### Exercise
Quote the listing in full, exactly as given, minus any pictures.

### Given material

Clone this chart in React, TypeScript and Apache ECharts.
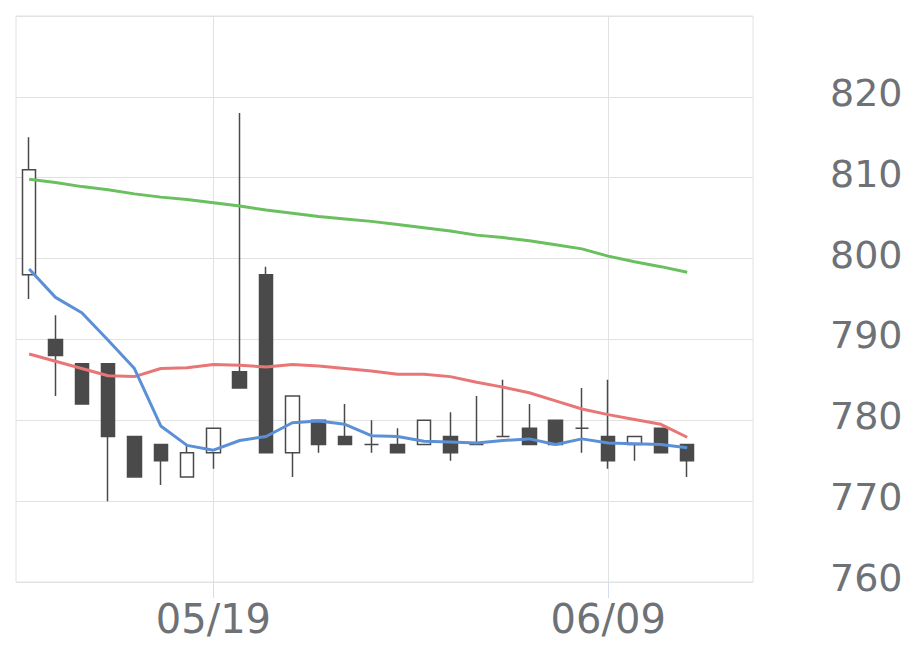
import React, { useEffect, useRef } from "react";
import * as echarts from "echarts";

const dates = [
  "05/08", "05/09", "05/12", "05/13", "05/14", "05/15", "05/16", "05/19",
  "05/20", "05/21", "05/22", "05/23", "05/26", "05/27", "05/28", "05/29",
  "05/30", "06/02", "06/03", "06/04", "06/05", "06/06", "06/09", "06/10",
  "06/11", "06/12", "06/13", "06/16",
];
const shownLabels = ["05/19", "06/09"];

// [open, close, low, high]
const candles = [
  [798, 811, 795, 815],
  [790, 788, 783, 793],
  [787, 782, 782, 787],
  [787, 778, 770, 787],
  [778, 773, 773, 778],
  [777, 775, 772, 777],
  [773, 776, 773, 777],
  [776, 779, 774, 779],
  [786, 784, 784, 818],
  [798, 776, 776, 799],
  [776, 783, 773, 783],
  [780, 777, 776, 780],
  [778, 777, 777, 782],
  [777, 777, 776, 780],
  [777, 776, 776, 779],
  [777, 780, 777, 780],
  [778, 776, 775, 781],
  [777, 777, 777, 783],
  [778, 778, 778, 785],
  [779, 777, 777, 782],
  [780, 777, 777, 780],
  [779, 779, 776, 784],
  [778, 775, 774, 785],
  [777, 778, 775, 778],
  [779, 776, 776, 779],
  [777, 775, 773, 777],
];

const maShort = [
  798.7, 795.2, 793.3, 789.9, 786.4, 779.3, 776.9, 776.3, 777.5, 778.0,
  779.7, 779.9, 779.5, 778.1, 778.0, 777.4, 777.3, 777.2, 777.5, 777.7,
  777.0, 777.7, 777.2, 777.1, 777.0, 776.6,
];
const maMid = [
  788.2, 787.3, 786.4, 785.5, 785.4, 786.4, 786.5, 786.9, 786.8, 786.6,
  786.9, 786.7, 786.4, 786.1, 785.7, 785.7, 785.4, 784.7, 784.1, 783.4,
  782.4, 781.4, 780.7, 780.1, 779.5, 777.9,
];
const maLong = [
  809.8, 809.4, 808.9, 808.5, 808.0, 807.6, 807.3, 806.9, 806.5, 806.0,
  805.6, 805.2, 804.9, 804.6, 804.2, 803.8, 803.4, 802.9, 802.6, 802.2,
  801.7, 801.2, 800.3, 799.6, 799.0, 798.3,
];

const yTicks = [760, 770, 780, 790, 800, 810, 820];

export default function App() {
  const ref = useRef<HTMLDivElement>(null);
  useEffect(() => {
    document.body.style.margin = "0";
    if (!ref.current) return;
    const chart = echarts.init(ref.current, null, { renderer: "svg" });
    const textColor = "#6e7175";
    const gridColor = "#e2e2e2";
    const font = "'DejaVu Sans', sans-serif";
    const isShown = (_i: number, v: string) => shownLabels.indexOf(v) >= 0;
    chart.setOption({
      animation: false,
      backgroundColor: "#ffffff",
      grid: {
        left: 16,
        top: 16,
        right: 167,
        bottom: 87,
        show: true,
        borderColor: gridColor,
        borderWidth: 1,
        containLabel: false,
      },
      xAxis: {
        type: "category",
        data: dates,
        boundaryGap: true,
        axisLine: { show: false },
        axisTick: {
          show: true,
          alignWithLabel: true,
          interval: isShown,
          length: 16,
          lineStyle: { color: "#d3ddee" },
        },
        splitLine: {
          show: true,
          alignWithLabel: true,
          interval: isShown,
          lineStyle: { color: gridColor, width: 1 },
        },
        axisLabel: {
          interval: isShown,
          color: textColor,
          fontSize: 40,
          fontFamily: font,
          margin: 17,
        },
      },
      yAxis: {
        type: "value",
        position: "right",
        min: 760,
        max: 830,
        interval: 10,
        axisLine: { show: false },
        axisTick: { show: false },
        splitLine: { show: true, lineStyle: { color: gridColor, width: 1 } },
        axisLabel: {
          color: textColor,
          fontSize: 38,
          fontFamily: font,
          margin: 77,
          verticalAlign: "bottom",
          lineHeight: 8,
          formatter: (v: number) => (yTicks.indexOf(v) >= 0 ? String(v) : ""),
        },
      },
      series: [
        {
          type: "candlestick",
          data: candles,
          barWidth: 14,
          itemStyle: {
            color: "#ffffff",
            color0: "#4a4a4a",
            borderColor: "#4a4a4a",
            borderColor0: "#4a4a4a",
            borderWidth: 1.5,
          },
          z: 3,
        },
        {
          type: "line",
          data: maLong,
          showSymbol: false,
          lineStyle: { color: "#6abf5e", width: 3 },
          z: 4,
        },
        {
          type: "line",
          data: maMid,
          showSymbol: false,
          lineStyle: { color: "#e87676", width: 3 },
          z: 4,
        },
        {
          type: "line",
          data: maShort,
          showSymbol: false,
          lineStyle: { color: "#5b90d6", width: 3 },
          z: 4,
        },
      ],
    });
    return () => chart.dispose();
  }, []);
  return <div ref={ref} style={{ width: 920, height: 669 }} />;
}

### Reply to the task
Clone this chart in React, TypeScript and Apache ECharts.
import React, { useEffect, useRef } from "react";
import * as echarts from "echarts";

const dates = [
  "05/08", "05/09", "05/12", "05/13", "05/14", "05/15", "05/16", "05/19",
  "05/20", "05/21", "05/22", "05/23", "05/26", "05/27", "05/28", "05/29",
  "05/30", "06/02", "06/03", "06/04", "06/05", "06/06", "06/09", "06/10",
  "06/11", "06/12", "06/13", "06/16",
];
const shownLabels = ["05/19", "06/09"];

// [open, close, low, high]
const candles = [
  [798, 811, 795, 815],
  [790, 788, 783, 793],
  [787, 782, 782, 787],
  [787, 778, 770, 787],
  [778, 773, 773, 778],
  [777, 775, 772, 777],
  [773, 776, 773, 777],
  [776, 779, 774, 779],
  [786, 784, 784, 818],
  [798, 776, 776, 799],
  [776, 783, 773, 783],
  [780, 777, 776, 780],
  [778, 777, 777, 782],
  [777, 777, 776, 780],
  [777, 776, 776, 779],
  [777, 780, 777, 780],
  [778, 776, 775, 781],
  [777, 777, 777, 783],
  [778, 778, 778, 785],
  [779, 777, 777, 782],
  [780, 777, 777, 780],
  [779, 779, 776, 784],
  [778, 775, 774, 785],
  [777, 778, 775, 778],
  [779, 776, 776, 779],
  [777, 775, 773, 777],
];

const maShort = [
  798.7, 795.2, 793.3, 789.9, 786.4, 779.3, 776.9, 776.3, 777.5, 778.0,
  779.7, 779.9, 779.5, 778.1, 778.0, 777.4, 777.3, 777.2, 777.5, 777.7,
  777.0, 777.7, 777.2, 777.1, 777.0, 776.6,
];
const maMid = [
  788.2, 787.3, 786.4, 785.5, 785.4, 786.4, 786.5, 786.9, 786.8, 786.6,
  786.9, 786.7, 786.4, 786.1, 785.7, 785.7, 785.4, 784.7, 784.1, 783.4,
  782.4, 781.4, 780.7, 780.1, 779.5, 777.9,
];
const maLong = [
  809.8, 809.4, 808.9, 808.5, 808.0, 807.6, 807.3, 806.9, 806.5, 806.0,
  805.6, 805.2, 804.9, 804.6, 804.2, 803.8, 803.4, 802.9, 802.6, 802.2,
  801.7, 801.2, 800.3, 799.6, 799.0, 798.3,
];

const yTicks = [760, 770, 780, 790, 800, 810, 820];

export default function App() {
  const ref = useRef<HTMLDivElement>(null);
  useEffect(() => {
    document.body.style.margin = "0";
    if (!ref.current) return;
    const chart = echarts.init(ref.current, null, { renderer: "svg" });
    const textColor = "#6e7175";
    const gridColor = "#e2e2e2";
    const font = "'DejaVu Sans', sans-serif";
    const isShown = (_i: number, v: string) => shownLabels.indexOf(v) >= 0;
    chart.setOption({
      animation: false,
      backgroundColor: "#ffffff",
      grid: {
        left: 16,
        top: 16,
        right: 167,
        bottom: 87,
        show: true,
        borderColor: gridColor,
        borderWidth: 1,
        containLabel: false,
      },
      xAxis: {
        type: "category",
        data: dates,
        boundaryGap: true,
        axisLine: { show: false },
        axisTick: {
          show: true,
          alignWithLabel: true,
          interval: isShown,
          length: 16,
          lineStyle: { color: "#d3ddee" },
        },
        splitLine: {
          show: true,
          alignWithLabel: true,
          interval: isShown,
          lineStyle: { color: gridColor, width: 1 },
        },
        axisLabel: {
          interval: isShown,
          color: textColor,
          fontSize: 40,
          fontFamily: font,
          margin: 17,
        },
      },
      yAxis: {
        type: "value",
        position: "right",
        min: 760,
        max: 830,
        interval: 10,
        axisLine: { show: false },
        axisTick: { show: false },
        splitLine: { show: true, lineStyle: { color: gridColor, width: 1 } },
        axisLabel: {
          color: textColor,
          fontSize: 38,
          fontFamily: font,
          margin: 77,
          verticalAlign: "bottom",
          lineHeight: 8,
          formatter: (v: number) => (yTicks.indexOf(v) >= 0 ? String(v) : ""),
        },
      },
      series: [
        {
          type: "candlestick",
          data: candles,
          barWidth: 14,
          itemStyle: {
            color: "#ffffff",
            color0: "#4a4a4a",
            borderColor: "#4a4a4a",
            borderColor0: "#4a4a4a",
            borderWidth: 1.5,
          },
          z: 3,
        },
        {
          type: "line",
          data: maLong,
          showSymbol: false,
          lineStyle: { color: "#6abf5e", width: 3 },
          z: 4,
        },
        {
          type: "line",
          data: maMid,
          showSymbol: false,
          lineStyle: { color: "#e87676", width: 3 },
          z: 4,
        },
        {
          type: "line",
          data: maShort,
          showSymbol: false,
          lineStyle: { color: "#5b90d6", width: 3 },
          z: 4,
        },
      ],
    });
    return () => chart.dispose();
  }, []);
  return <div ref={ref} style={{ width: 920, height: 669 }} />;
}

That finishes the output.